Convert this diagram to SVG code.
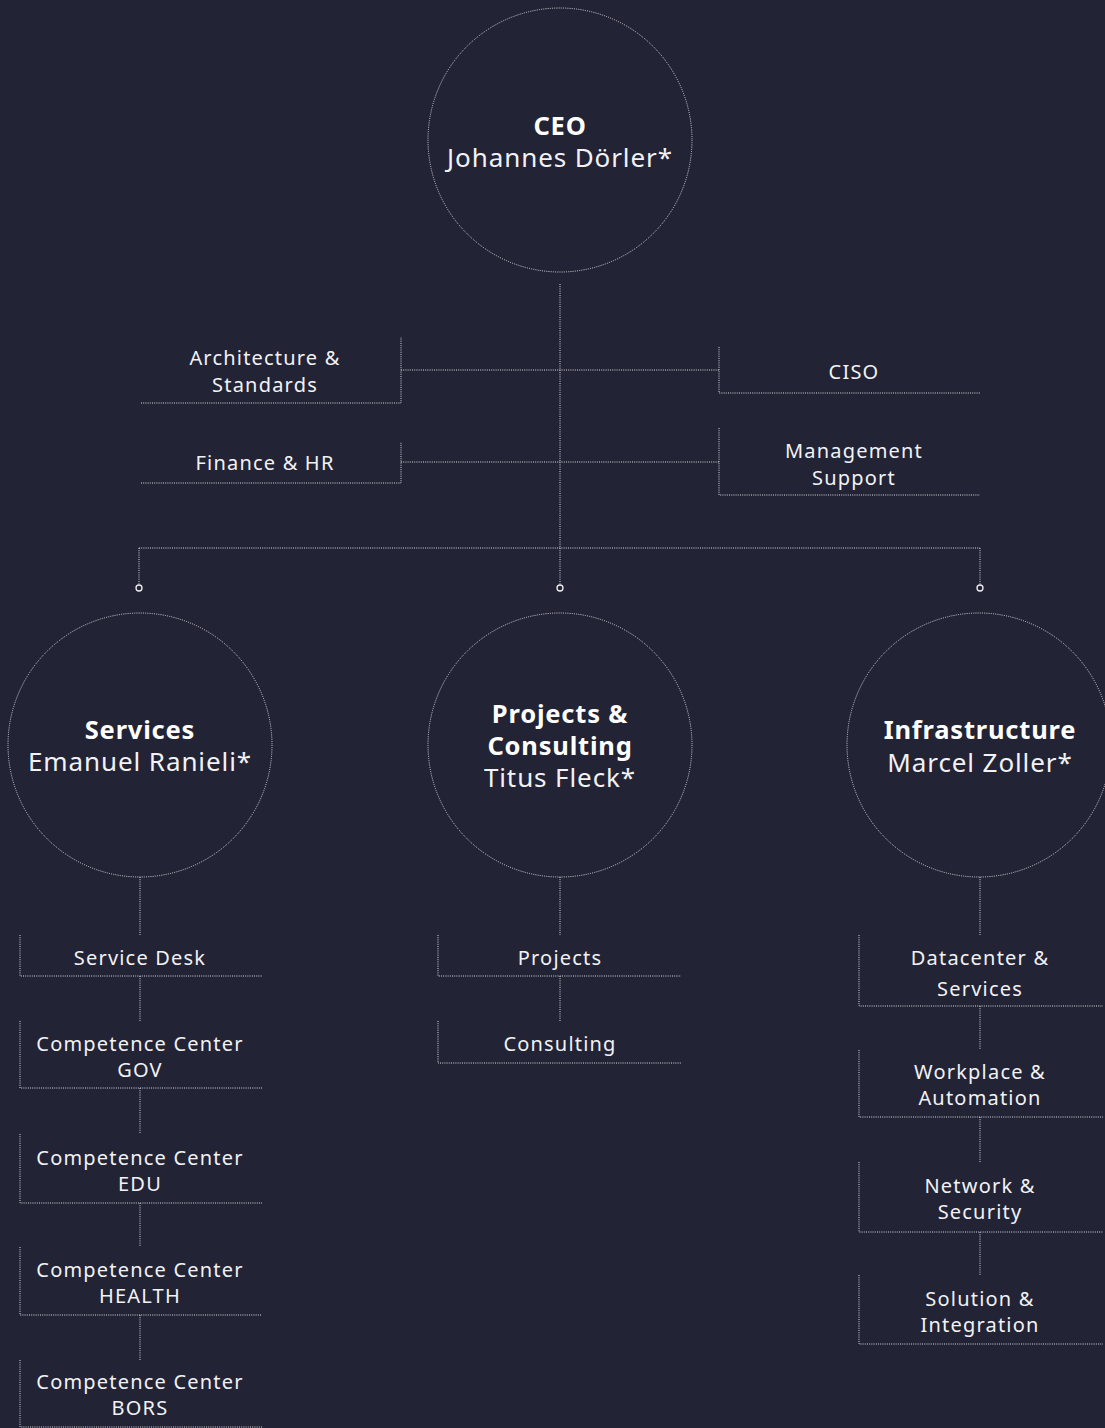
<svg xmlns="http://www.w3.org/2000/svg" width="1105" height="1428" viewBox="0 0 1105 1428">
<style>
  .ln { fill: none; stroke: #dadae2; stroke-width: 1; stroke-dasharray: 1 1.2; }
  .cir { fill: none; stroke: #d6d6de; stroke-width: 1; stroke-dasharray: 1 1.2; }
  .dot { fill: #222334; stroke: #eeeef2; stroke-width: 1.3; }
  .t { font-family: "Noto Sans", "DejaVu Sans", sans-serif; font-size: 20px; fill: #f2f2f5; text-anchor: middle; letter-spacing: 1.2px; }
  .h { font-family: "Noto Sans", "DejaVu Sans", sans-serif; font-size: 25.5px; font-weight: bold; fill: #ffffff; text-anchor: middle; letter-spacing: 0.8px; }
  .n { font-family: "Noto Sans", "DejaVu Sans", sans-serif; font-size: 26px; fill: #f2f2f5; text-anchor: middle; letter-spacing: 0.9px; }
</style>
<rect x="0" y="0" width="1105" height="1428" fill="#222334"/>

<g id="connectors">
  <path class="ln" d="M560 284 V548"/>
  <path class="ln" d="M401 370 H719"/>
  <path class="ln" d="M401 462 H719"/>
  <path class="ln" d="M139 548 H980"/>
  <path class="ln" d="M139 548 V585"/>
  <path class="ln" d="M560 548 V585"/>
  <path class="ln" d="M980 548 V585"/>
  <circle class="dot" cx="139" cy="588" r="3"/>
  <circle class="dot" cx="560" cy="588" r="3"/>
  <circle class="dot" cx="980" cy="588" r="3"/>
  <path class="ln" d="M140 877 V935"/>
  <path class="ln" d="M140 976 V1021"/>
  <path class="ln" d="M140 1088 V1133"/>
  <path class="ln" d="M140 1203 V1247"/>
  <path class="ln" d="M140 1315 V1360"/>
  <path class="ln" d="M560 877 V935"/>
  <path class="ln" d="M560 976 V1021"/>
  <path class="ln" d="M980 877 V935"/>
  <path class="ln" d="M980 1006 V1049"/>
  <path class="ln" d="M980 1117 V1162"/>
  <path class="ln" d="M980 1232 V1275"/>
</g>

<g id="ceo">
  <circle class="cir" cx="560" cy="140" r="132"/>
  <text class="h" x="560" y="135">CEO</text>
  <text class="n" x="560" y="167">Johannes Dörler*</text>
</g>

<g id="architecture">
  <path class="ln" d="M141 403 H401 V337"/>
  <text class="t" x="265" y="365">Architecture &amp;</text>
  <text class="t" x="265" y="392">Standards</text>
</g>
<g id="finance">
  <path class="ln" d="M141 483 H401 V442"/>
  <text class="t" x="265" y="470">Finance &amp; HR</text>
</g>
<g id="ciso">
  <path class="ln" d="M719 347 V393 H980"/>
  <text class="t" x="854" y="379">CISO</text>
</g>
<g id="management">
  <path class="ln" d="M719 428 V495 H980"/>
  <text class="t" x="854" y="458">Management</text>
  <text class="t" x="854" y="485">Support</text>
</g>

<g id="services">
  <circle class="cir" cx="140" cy="745" r="132"/>
  <text class="h" x="140" y="739">Services</text>
  <text class="n" x="140" y="771">Emanuel Ranieli*</text>
</g>
<g id="projects-consulting">
  <circle class="cir" cx="560" cy="745" r="132"/>
  <text class="h" x="560" y="723">Projects &amp;</text>
  <text class="h" x="560" y="755">Consulting</text>
  <text class="n" x="560" y="787">Titus Fleck*</text>
</g>
<g id="infrastructure">
  <circle class="cir" cx="979" cy="745" r="132"/>
  <text class="h" x="980" y="739">Infrastructure</text>
  <text class="n" x="980" y="772">Marcel Zoller*</text>
</g>

<g id="service-desk">
  <path class="ln" d="M20 935 V976 H262"/>
  <text class="t" x="140" y="965">Service Desk</text>
</g>
<g id="cc-gov">
  <path class="ln" d="M20 1021 V1088 H262"/>
  <text class="t" x="140" y="1051">Competence Center</text>
  <text class="t" x="140" y="1077">GOV</text>
</g>
<g id="cc-edu">
  <path class="ln" d="M20 1134 V1203 H262"/>
  <text class="t" x="140" y="1165">Competence Center</text>
  <text class="t" x="140" y="1191">EDU</text>
</g>
<g id="cc-health">
  <path class="ln" d="M20 1247 V1315 H262"/>
  <text class="t" x="140" y="1277">Competence Center</text>
  <text class="t" x="140" y="1303">HEALTH</text>
</g>
<g id="cc-bors">
  <path class="ln" d="M20 1360 V1427 H262"/>
  <text class="t" x="140" y="1389">Competence Center</text>
  <text class="t" x="140" y="1415">BORS</text>
</g>

<g id="projects">
  <path class="ln" d="M438 935 V976 H681"/>
  <text class="t" x="560" y="965">Projects</text>
</g>
<g id="consulting">
  <path class="ln" d="M438 1021 V1063 H681"/>
  <text class="t" x="560" y="1051">Consulting</text>
</g>

<g id="datacenter">
  <path class="ln" d="M859 935 V1006 H1103"/>
  <text class="t" x="980" y="965">Datacenter &amp;</text>
  <text class="t" x="980" y="996">Services</text>
</g>
<g id="workplace">
  <path class="ln" d="M859 1050 V1117 H1103"/>
  <text class="t" x="980" y="1079">Workplace &amp;</text>
  <text class="t" x="980" y="1105">Automation</text>
</g>
<g id="network">
  <path class="ln" d="M859 1162 V1232 H1103"/>
  <text class="t" x="980" y="1193">Network &amp;</text>
  <text class="t" x="980" y="1219">Security</text>
</g>
<g id="solution">
  <path class="ln" d="M859 1275 V1344 H1103"/>
  <text class="t" x="980" y="1306">Solution &amp;</text>
  <text class="t" x="980" y="1332">Integration</text>
</g>
</svg>
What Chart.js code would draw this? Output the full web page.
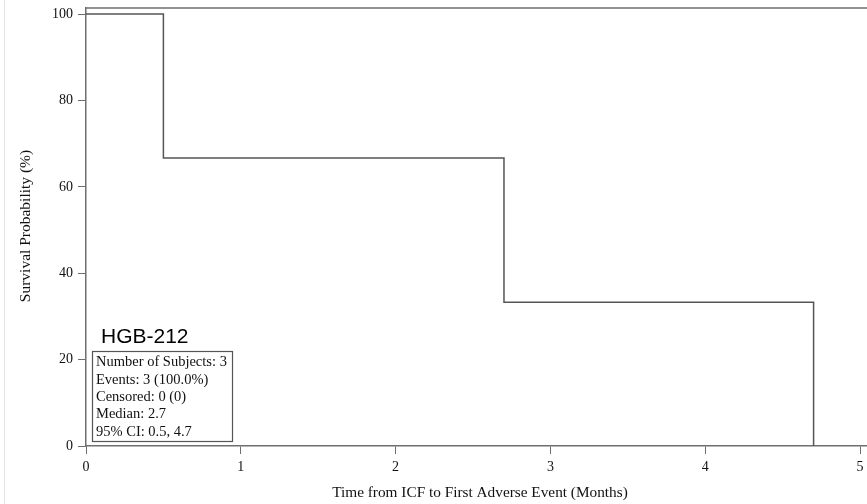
<!DOCTYPE html>
<html>
<head>
<meta charset="utf-8">
<script src="https://cdn.jsdelivr.net/npm/chart.js@4"></script>
<style>
  html, body { margin: 0; padding: 0; background: #fff; }
  #wrap { width: 867px; height: 504px; position: relative; }
</style>
</head>
<body>
<div id="wrap"><canvas id="km"></canvas></div>
<script>
// KM step curve: time in months, survival in %
const times = [0, 0.5, 2.7, 4.7];
const survival = [100, 66.7, 33.3, 0];
const xTicks = [0, 1, 2, 3, 4, 5];
const yTicks = [0, 20, 40, 60, 80, 100];
const groupName = 'HGB-212';
const statsLines = [
    'Number of Subjects: 3',
    'Events: 3 (100.0%)',
    'Censored: 0 (0)',
    'Median: 2.7',
    '95% CI: 0.5, 4.7'
];

const serif = '"Liberation Serif", "DejaVu Serif", serif';
const axisColor = '#6e6e6e';

const extras = {
    id: 'extras',
    afterDraw(chart) {
        const {ctx, chartArea} = chart;
        ctx.save();
        // top border of frame
        ctx.strokeStyle = axisColor;
        ctx.lineWidth = 1.5;
        ctx.beginPath();
        ctx.moveTo(chartArea.left, chartArea.top);
        ctx.lineTo(chart.width, chartArea.top);
        ctx.stroke();

        // faint page edge on the far left
        ctx.strokeStyle = '#e6e6e6';
        ctx.lineWidth = 1;
        ctx.beginPath();
        ctx.moveTo(4.5, 0);
        ctx.lineTo(4.5, chart.height);
        ctx.stroke();

        // axis titles
        ctx.fillStyle = '#111';
        ctx.font = '15.3px ' + serif;
        ctx.textAlign = 'center';
        ctx.textBaseline = 'middle';
        ctx.fillText('Time from ICF to First Adverse Event (Months)', 480, 493);
        ctx.save();
        ctx.translate(26, 226);
        ctx.rotate(-Math.PI / 2);
        ctx.font = '15.5px ' + serif;
        ctx.fillText('Survival Probability (%)', 0, 0);
        ctx.restore();

        // group label
        ctx.textAlign = 'left';
        ctx.textBaseline = 'alphabetic';
        ctx.fillStyle = '#000';
        ctx.font = '21px "Liberation Sans", Arial, sans-serif';
        ctx.fillText(groupName, 101, 343);

        // stats box
        ctx.fillStyle = '#fff';
        ctx.fillRect(92, 351, 140, 90);
        ctx.strokeStyle = '#555';
        ctx.lineWidth = 1.2;
        ctx.strokeRect(92.5, 351.5, 140, 90);
        ctx.fillStyle = '#111';
        ctx.font = '14.5px ' + serif;
        ctx.textBaseline = 'middle';
        statsLines.forEach((t, i) => ctx.fillText(t, 96, 362.5 + i * 17.3));
        ctx.restore();
    }
};

new Chart(document.getElementById('km'), {
    type: 'scatter',
    data: {
        datasets: [{
            data: times.map((t, i) => ({x: t, y: survival[i]})),
            showLine: true,
            stepped: 'before',
            borderColor: '#555',
            borderWidth: 1.5,
            pointRadius: 0,
            fill: false
        }]
    },
    plugins: [extras],
    options: {
        responsive: true,
        maintainAspectRatio: false,
        animation: false,
        layout: { padding: { top: 8, left: 0, right: 0, bottom: 0 } },
        plugins: { legend: { display: false }, tooltip: { enabled: false } },
        scales: {
            x: {
                type: 'linear',
                min: 0,
                max: 5.045,
                afterBuildTicks: s => { s.ticks = xTicks.map(v => ({value: v})); },
                afterFit: s => { s.height = 58; s.paddingLeft = 0; s.paddingRight = 0; },
                grid: { drawOnChartArea: false, drawTicks: true, tickLength: 8, color: axisColor, lineWidth: 1 },
                border: { display: true, color: axisColor, width: 1.5 },
                ticks: { color: '#111', font: { family: serif, size: 14 }, padding: 5, maxRotation: 0 }
            },
            y: {
                type: 'linear',
                min: 0,
                max: 101.4,
                afterBuildTicks: s => { s.ticks = yTicks.map(v => ({value: v})); },
                afterFit: s => { s.width = 86; s.paddingTop = 0; s.paddingBottom = 0; },
                grid: { drawOnChartArea: false, drawTicks: true, tickLength: 8, color: axisColor, lineWidth: 1 },
                border: { display: true, color: axisColor, width: 1.5 },
                ticks: { color: '#111', font: { family: serif, size: 14 }, padding: 5 }
            }
        }
    }
});
</script>
</body>
</html>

● **TASK GOAL**: Locate each line containing the string "code" and show it.

● **OUTPUT OF THE EXERCISE**:
Convert this diagram to SVG code.
What Chart.js code would draw this? Output the full web page.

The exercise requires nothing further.